* What you will do *
Nothing outside the lines from the one containing "Rebuild this chart" down to the one containing "import matplotlib.pyplot as plt" belongs in the copy; print that span exactly, both ends included, with pictures removed.
_ _ _ _
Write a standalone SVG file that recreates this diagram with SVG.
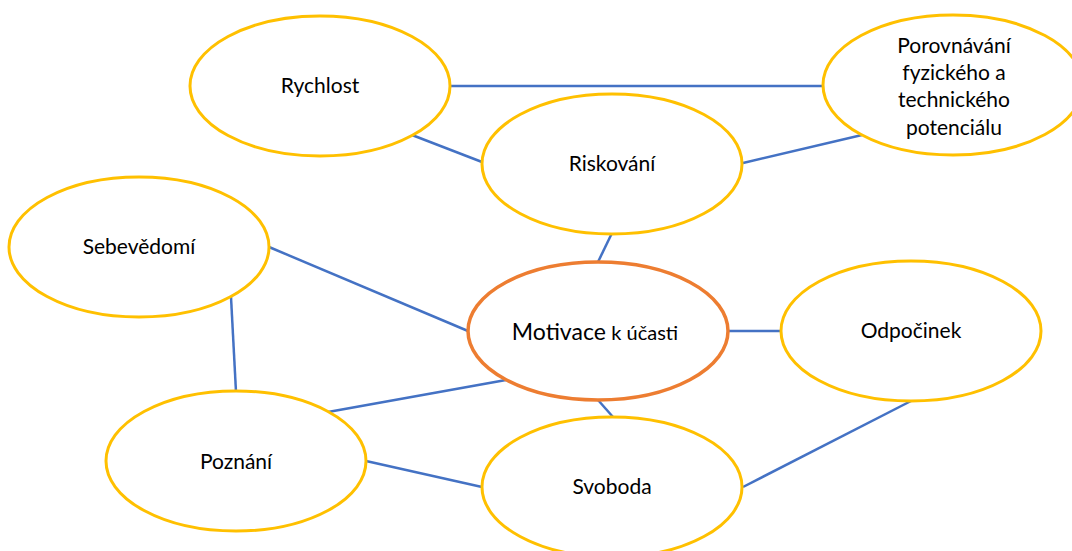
<svg xmlns="http://www.w3.org/2000/svg" width="1072" height="551" viewBox="0 0 1072 551">
<style>
.n{fill:#fff;stroke:#FFC000;stroke-width:3}
.m{fill:#fff;stroke:#ED7D31;stroke-width:3.5}
.t{font-family:Lato,"Open Sans","Liberation Sans",sans-serif;font-size:21px;fill:#000;text-anchor:middle}
.c line{stroke:#4472C4;stroke-width:2.5}
</style>
<rect width="1072" height="551" fill="#fff"/>
<g class="c" id="connectors">
<line x1="450" y1="86" x2="823" y2="86"/>
<line x1="412" y1="135" x2="482" y2="162"/>
<line x1="743" y1="163" x2="862" y2="135"/>
<line x1="612" y1="233" x2="598" y2="262"/>
<line x1="269" y1="247" x2="468" y2="331"/>
<line x1="231" y1="297" x2="236" y2="392"/>
<line x1="328" y1="412" x2="506" y2="380"/>
<line x1="728" y1="331" x2="781" y2="331"/>
<line x1="598" y1="400" x2="613" y2="417"/>
<line x1="366" y1="461" x2="482" y2="487"/>
<line x1="743" y1="487" x2="911" y2="401"/>
</g>
<g id="rychlost"><ellipse class="n" cx="320" cy="86" rx="130" ry="70"/><text class="t" x="320" y="93">Rychlost</text></g>
<g id="porovnavani"><ellipse class="n" cx="953" cy="85" rx="130" ry="70"/>
<text class="t" x="954" y="53">Porovnávání</text>
<text class="t" x="954" y="80">fyzického a</text>
<text class="t" x="954" y="107">technického</text>
<text class="t" x="954" y="135">potenciálu</text></g>
<g id="riskovani"><ellipse class="n" cx="612" cy="164" rx="130" ry="70"/><text class="t" x="612" y="171">Riskování</text></g>
<g id="sebevedomi"><ellipse class="n" cx="139" cy="247" rx="130" ry="70"/><text class="t" x="139" y="254">Sebevědomí</text></g>
<g id="motivace"><ellipse class="m" cx="598" cy="331" rx="130" ry="69"/><text class="t" x="595" y="340"><tspan font-size="23">Motivace</tspan> <tspan font-size="20">k účasti</tspan></text></g>
<g id="odpocinek"><ellipse class="n" cx="911" cy="331" rx="130" ry="70"/><text class="t" x="911" y="338">Odpočinek</text></g>
<g id="poznani"><ellipse class="n" cx="236" cy="461" rx="130" ry="70"/><text class="t" x="236" y="469">Poznání</text></g>
<g id="svoboda"><ellipse class="n" cx="612" cy="487" rx="130" ry="70"/><text class="t" x="612" y="494">Svoboda</text></g>
</svg>
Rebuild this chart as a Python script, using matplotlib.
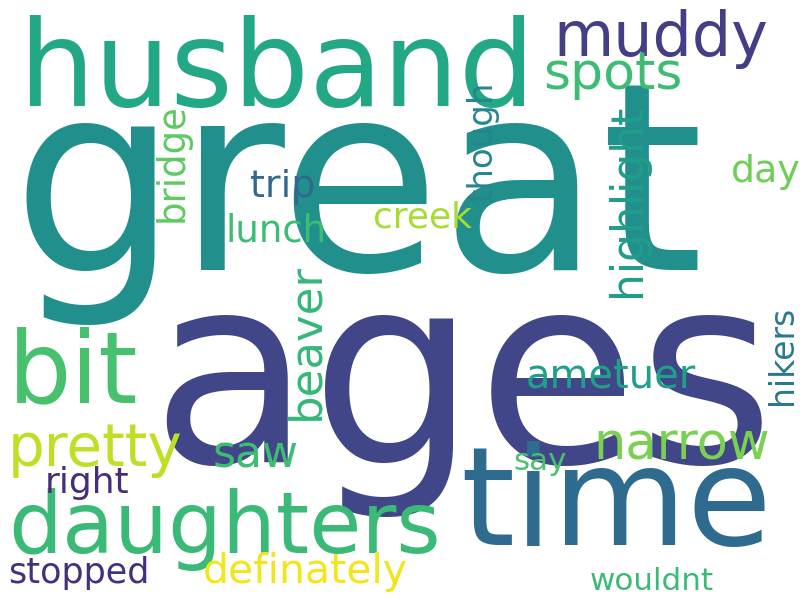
import matplotlib
matplotlib.use("Agg")
import matplotlib.pyplot as plt

words = ["great", "ages", "husband", "muddy", "spots", "time", "daughters", "bit",
         "pretty", "saw", "narrow", "right", "stopped", "definately", "wouldnt", "say",
         "ametuer", "lunch", "trip", "creek", "day", "beaver", "bridge", "though",
         "highlight", "hikers"]
sizes_px = [262, 262, 120, 62, 52, 138, 85, 100, 58, 44, 51, 36, 35, 41, 31, 31,
            40, 37, 38, 36, 38, 45, 37, 34, 44, 33]
colors = ["#21908d", "#404688", "#22a884", "#433e85", "#3dbc74", "#2f6b8e", "#3aba76",
          "#48c16e", "#bddf26", "#3fbc73", "#7ad151", "#472c7a", "#46307e", "#f2e51d",
          "#3aba76", "#4ac16d", "#1fa088", "#3dbc74", "#31688e", "#a8db34", "#6ece58",
          "#35b779", "#5ec962", "#25858e", "#1f9e89", "#2a788e"]
rotations = [0, 0, 0, 0, 0, 0, 0, 0, 0, 0, 0, 0, 0, 0, 0, 0, 0, 0, 0, 0, 0,
             90, 90, 90, 90, 90]
# layout anchors (pixel coordinates of baseline start)
anchors = [(12, 270), (150, 462), (18, 106), (553, 56), (543, 89), (460, 545),
           (8, 553), (8, 402), (8, 466), (213, 468), (593, 460), (45, 493),
           (8, 583), (203, 583), (590, 590), (513, 470), (526, 388), (226, 242),
           (250, 197), (373, 228), (731, 182), (318, 420), (183, 222), (492, 202),
           (640, 297), (792, 405)]

fig = plt.figure(figsize=(8, 6), dpi=100)
fig.patch.set_facecolor("white")
for w, s, c, r, (x, y) in zip(words, sizes_px, colors, rotations, anchors):
    fig.text(x / 800, 1 - y / 600, w, fontsize=s * 0.72, color=c, rotation=r,
             rotation_mode="anchor", ha="left", va="baseline", family="DejaVu Sans")
fig.savefig("out.png", dpi=100, facecolor="white")
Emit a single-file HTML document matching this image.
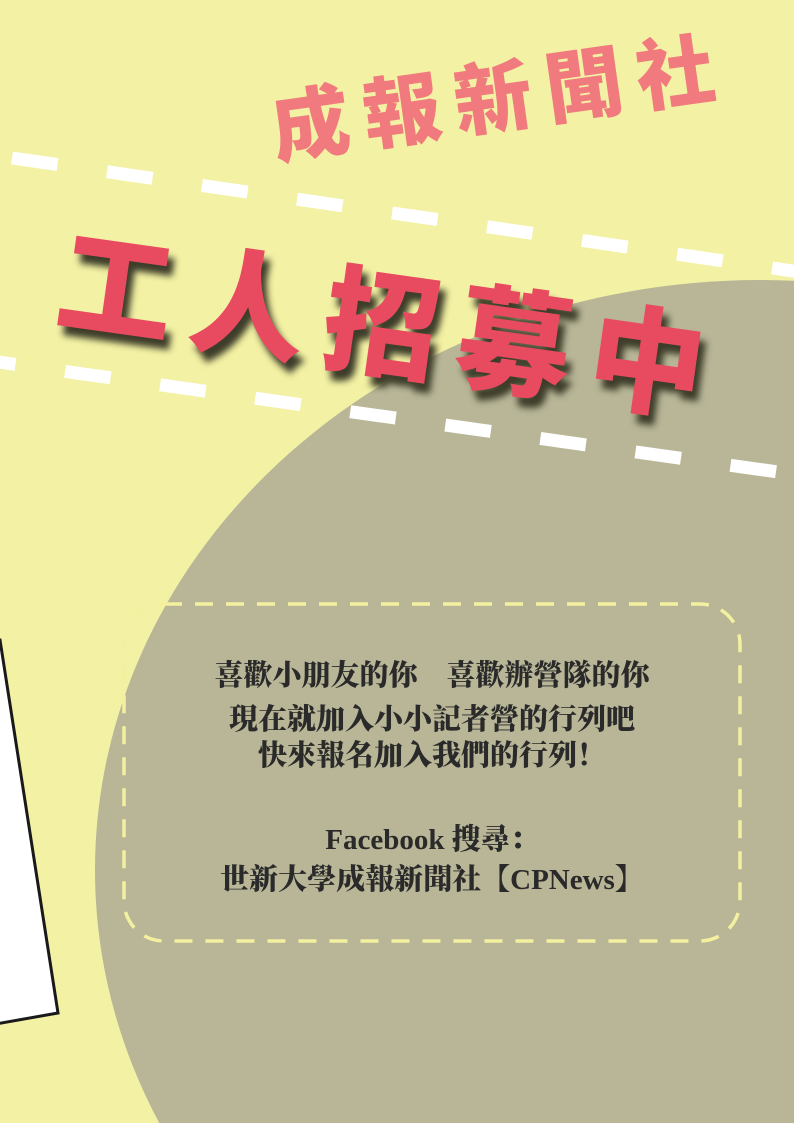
<!DOCTYPE html>
<html><head><meta charset="utf-8"><style>
html,body{margin:0;padding:0;width:794px;height:1123px;overflow:hidden}
body{position:relative;background:#f3f1a3;font-family:"Liberation Sans","Noto Sans CJK TC",sans-serif}
.abs{position:absolute}
</style></head><body>
<svg class="abs" style="left:0;top:0" width="794" height="1123">
  <ellipse cx="760" cy="870" rx="665" ry="590" fill="#b8b697"/>
  <polygon points="-10,640 0,640 58,1013 -10,1025" fill="#ffffff" stroke="#1a1a1a" stroke-width="3"/>
  <line x1="12" y1="158" x2="800" y2="272" stroke="#ffffff" stroke-width="13" stroke-dasharray="46 50"/>
  <line x1="-30" y1="358" x2="778" y2="472" stroke="#ffffff" stroke-width="13" stroke-dasharray="46 50"/>
  <rect x="124" y="604" width="616" height="337" rx="40" fill="none" stroke="#f3f0a0" stroke-width="3.5" stroke-dasharray="18 13"/>
</svg>
<div class="abs" style="left:266px;top:86px;font-size:78px;font-weight:900;color:#f07a7e;letter-spacing:14px;transform:rotate(-8deg);transform-origin:left top;white-space:nowrap;font-family:'Noto Sans CJK TC',sans-serif;line-height:1">成報新聞社</div>
<div class="abs" style="left:68px;top:214px;font-size:116px;font-weight:900;color:#e84a5f;letter-spacing:18px;transform:rotate(8deg);transform-origin:left top;white-space:nowrap;font-family:'Noto Sans CJK TC',sans-serif;line-height:1;text-shadow:7px 9px 7px #3d3d2a">工人招募中</div>
<div class="abs" style="left:124px;top:655px;width:616px;text-align:center;font-family:'Liberation Serif','Noto Serif CJK SC',serif;font-weight:900;font-size:29px;line-height:42px;color:#2a2a2a">
  <div>喜歡小朋友的你　喜歡辦營隊的你</div>
  <div style="margin-top:2px">現在就加入小小記者營的行列吧</div>
  <div style="margin-top:-6px">快來報名加入我們的行列！</div>
  <div style="height:42px"></div>
  <div>Facebook 搜尋：</div>
  <div style="margin-top:-2px">世新大學成報新聞社【CPNews】</div>
</div>
</body></html>
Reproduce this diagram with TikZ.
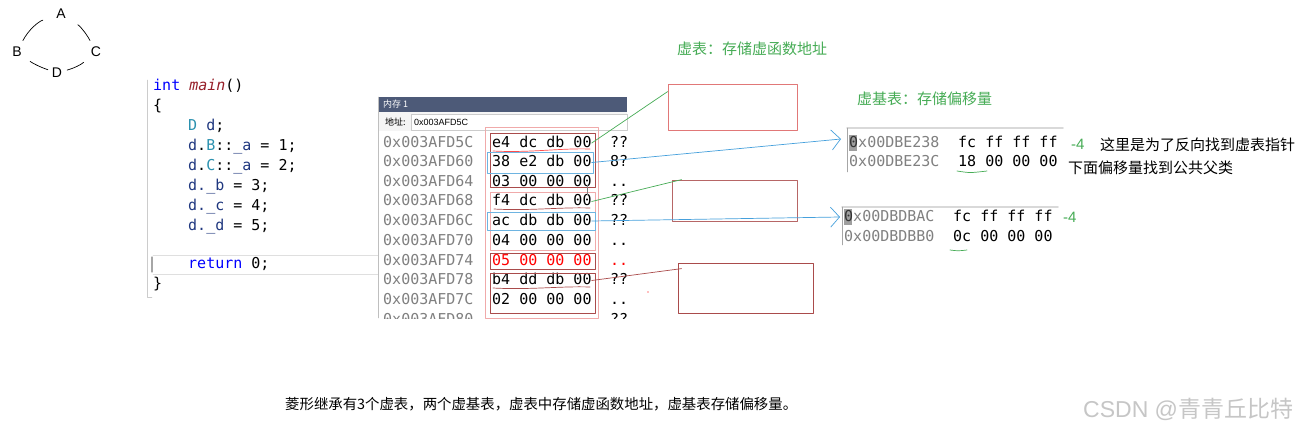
_ _ _ _
* Reply *
Rebuild this chart as a Python script, using matplotlib.
import matplotlib
matplotlib.use("Agg")
import matplotlib.pyplot as plt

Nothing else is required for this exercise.